Database Principles and Use

Lesson 3 with Ian Carroll

For a team of researchers implementing a collaborative workflow, the top reasons to use a database are:

  1. concurrency
  2. reliability
  3. scalability

Top of Section


Objectives for this Lesson

Specific Achievements

Top of Section


The Portal Project

Acknowledgement: Photos from portalproject.wordpress.com.

The Portal Project is a long-term ecological study being conducted near Portal, AZ. Since 1977, the site has been a primary focus of research on interactions among rodents, ants and plants and their respective responses to climate.

The research site consists of many “plots” – patches of the Arizona desert that become intensively manipulated and observed. The plots have some fixed characteristics, such as the type of manipulation, geographic location, aspect, etc.

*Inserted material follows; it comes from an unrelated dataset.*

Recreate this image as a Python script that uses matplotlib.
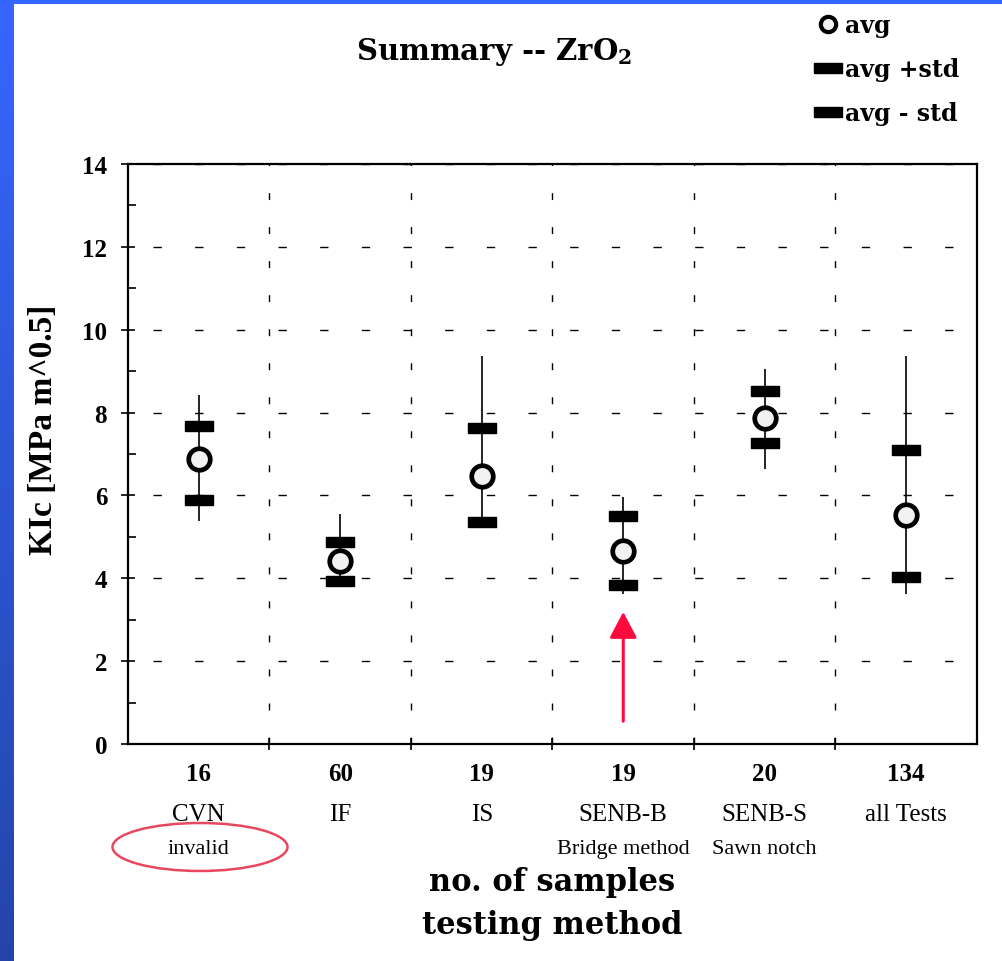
import numpy as np
import matplotlib
matplotlib.use("Agg")
import matplotlib.pyplot as plt
from matplotlib.patches import Ellipse, Rectangle
from matplotlib.ticker import MultipleLocator

# values
methods = ["CVN", "IF", "IS", "SENB-B", "SENB-S", "all Tests"]
counts = ["16", "60", "19", "19", "20", "134"]
notes = ["invalid", "", "", "Bridge method", "Sawn notch", ""]
avg = [6.88, 4.42, 6.47, 4.66, 7.87, 5.53]
avg_plus = [7.68, 4.87, 7.63, 5.51, 8.51, 7.10]
avg_minus = [5.90, 3.93, 5.37, 3.84, 7.26, 4.03]
low = [5.39, 3.79, 5.33, 3.62, 6.63, 3.62]
high = [8.42, 5.55, 9.37, 5.96, 9.04, 9.36]

plt.rcParams["mathtext.fontset"] = "dejavuserif"

W, H = 1003, 962
fig = plt.figure(figsize=(W / 100, H / 100), dpi=100)
fig.patch.set_facecolor("white")

# slide border: blue gradient strip on the left, blue strip on top
grad = np.linspace(0, 1, 256)[:, None]
top_c = np.array([0.21, 0.40, 1.00])
bot_c = np.array([0.14, 0.27, 0.66])
img = (top_c * (1 - grad) + bot_c * grad)[:, None, :]
bax = fig.add_axes([0, 0, 14 / W, 1])
bax.imshow(img, aspect="auto", extent=[0, 1, 0, 1])
bax.axis("off")
fig.add_artist(Rectangle((0, 1 - 5 / H), 1, 5 / H, transform=fig.transFigure,
                         color="#3366ff", lw=0))

ax = fig.add_axes([128 / W, (H - 745) / H, 849 / W, 580 / H])
x = np.arange(len(methods)) + 0.5

ax.vlines(x, low, high, color="black", lw=1.2, zorder=3)
rect = [(-1.5, -0.5), (1.5, -0.5), (1.5, 0.5), (-1.5, 0.5), (-1.5, -0.5)]
ax.plot(x, avg_plus, ls="none", marker=rect, ms=20, color="black",
        label="avg +std", zorder=4)
ax.plot(x, avg_minus, ls="none", marker=rect, ms=20, color="black",
        label="avg - std", zorder=4)
ax.plot(x, avg, ls="none", marker="o", ms=15.5, mfc="#f2f2f2", mec="black",
        mew=3.4, label="avg", zorder=5)

ax.set_xlim(0, 6)
ax.set_ylim(0, 14)
ax.yaxis.set_major_locator(MultipleLocator(2))
ax.yaxis.set_minor_locator(MultipleLocator(1))
ax.set_xticks([1, 2, 3, 4, 5])
ax.set_xticklabels([])
ax.set_xticks(x, minor=True)
ax.set_xticklabels(counts, minor=True, family="Liberation Serif",
                   fontweight="bold", fontsize=18)
ax.tick_params(axis="x", which="minor", length=0, pad=13)
ax.tick_params(axis="x", which="major", direction="inout", length=8, width=1.2)
ax.tick_params(axis="y", which="major", direction="inout", length=10, width=1.2,
               pad=10)
ax.tick_params(axis="y", which="minor", direction="in", length=6, width=1.2)
for lab in ax.get_yticklabels():
    lab.set_family("Liberation Serif")
    lab.set_fontweight("bold")
    lab.set_fontsize(18)
for sp in ax.spines.values():
    sp.set_linewidth(1.6)

ax.grid(True, axis="y", which="major", color="black", lw=1.0,
        ls=(12, (6, 24)))
ax.grid(True, axis="x", which="major", color="black", lw=1.0,
        ls=(0, (5, 19.5)))

tr = ax.get_xaxis_transform()
for xi, m, n in zip(x, methods, notes):
    ax.text(xi, -0.1207, m, transform=tr, ha="center", va="center",
            family="Liberation Serif", fontsize=18)
    if n:
        ax.text(xi, -0.181, n, transform=tr, ha="center", va="center",
                family="Liberation Serif", fontsize=16)

ax.set_xlabel("no. of samples\ntesting method", family="DejaVu Serif",
              fontweight="bold", fontsize=22, linespacing=1.5)
ax.xaxis.set_label_coords(0.5, -0.211)
ax.set_ylabel("KIc [MPa m^0.5]", family="Liberation Serif", fontweight="bold",
              fontsize=24, va="center")
ax.yaxis.set_label_coords(-0.1, 0.543)

fig.text(0.493, 1 - 52 / H, r"Summary -- ZrO$_\mathbf{2}$", ha="center",
         va="center", family="DejaVu Serif", fontweight="bold", fontsize=21)

handles, labels = ax.get_legend_handles_labels()
order = [2, 0, 1]
leg = ax.legend([handles[i] for i in order], [labels[i] for i in order],
                loc="upper left", bbox_to_anchor=(804 / W, 1 - 2 / H),
                bbox_transform=fig.transFigure, frameon=False, numpoints=1,
                handlelength=1.0, handletextpad=0.25, labelspacing=0.85,
                borderpad=0, prop={"family": "DejaVu Serif", "weight": "bold",
                                   "size": 17})
leg.legend_handles[0].set_markersize(11)
leg.legend_handles[0].set_markeredgewidth(3)

# annotations on the slide
fig.add_artist(Ellipse((200 / W, 1 - 848 / H), 175 / W, 48 / H,
                       transform=fig.transFigure, fill=False,
                       ec="#e8485e", lw=1.8))
ax.annotate("", xy=(x[3], 3.19), xytext=(x[3], 0.55),
            arrowprops=dict(arrowstyle="-|>,head_width=0.42,head_length=0.8",
                            mutation_scale=20, color="#ff0a3c", lw=2.2,
                            shrinkA=0, shrinkB=0))

fig.savefig("out.png", dpi=100)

The plots have a lot of dynamic characteristics too, and are regularly surveyed with a particular focus on their changing species compostion. Every survey of each plot produces a distinct set of observations that get recorded in a well-structure database, designed for reliable storage & rapid access to the bounty of information produced by this long-term ecological experiment.

Top of Section


Characteristics of a Database: Part I

Let’s begin with defining some terminology that is familiar from any system for data storage. For concreteness, we will use the case study just introduced to provide examples.

Field
The smallest unit of information, each having a label and holding a value of the same type.
e.g. The time of the survey in which a small mammal was captured.
Record
A collection of related values, from different fields, that all describe the same entity.
e.g. The species, sex, size and location of a small mammal observed during a given survey.
Table
A collection of records, each one uniquely identified by the value of one or more fields.
e.g. All records of small mammals that were observed in any survey.

Limitations of Data Files

Collaboration
Email copies among collaborators, store in the cloud (sync issues) or save to a network (user collision).
Size
Reading an entire data file into memory isn’t scaleable. Some file types (e.g. MS Excel files) have size limits.
Quality
Enforcing restrictions on values is not the default behaviour of software that writes data files.
Extensions
Specialized files are needed for non-traditional data types (e.g. ESRI Shapefiles).
API
No standard approach for different application to read, edit or create records.

Database Solutions

Collaboration
A database accepts simultaneous users, which is most beneficial when the database is hosted on a network. There are never multiple copies of the data (aside from your backups!)
Size
The database management system only reads requested parts of the data into memory. There is no size limit!
Quality
Data types are enforced by default. No database lets you enter “9I1” in an integer field.
Extension
Special packages are needed for non-traditional data types, but they can live in the same table as traditional ones.
API
There are packages native to every programming language that ease reading and writing to databases.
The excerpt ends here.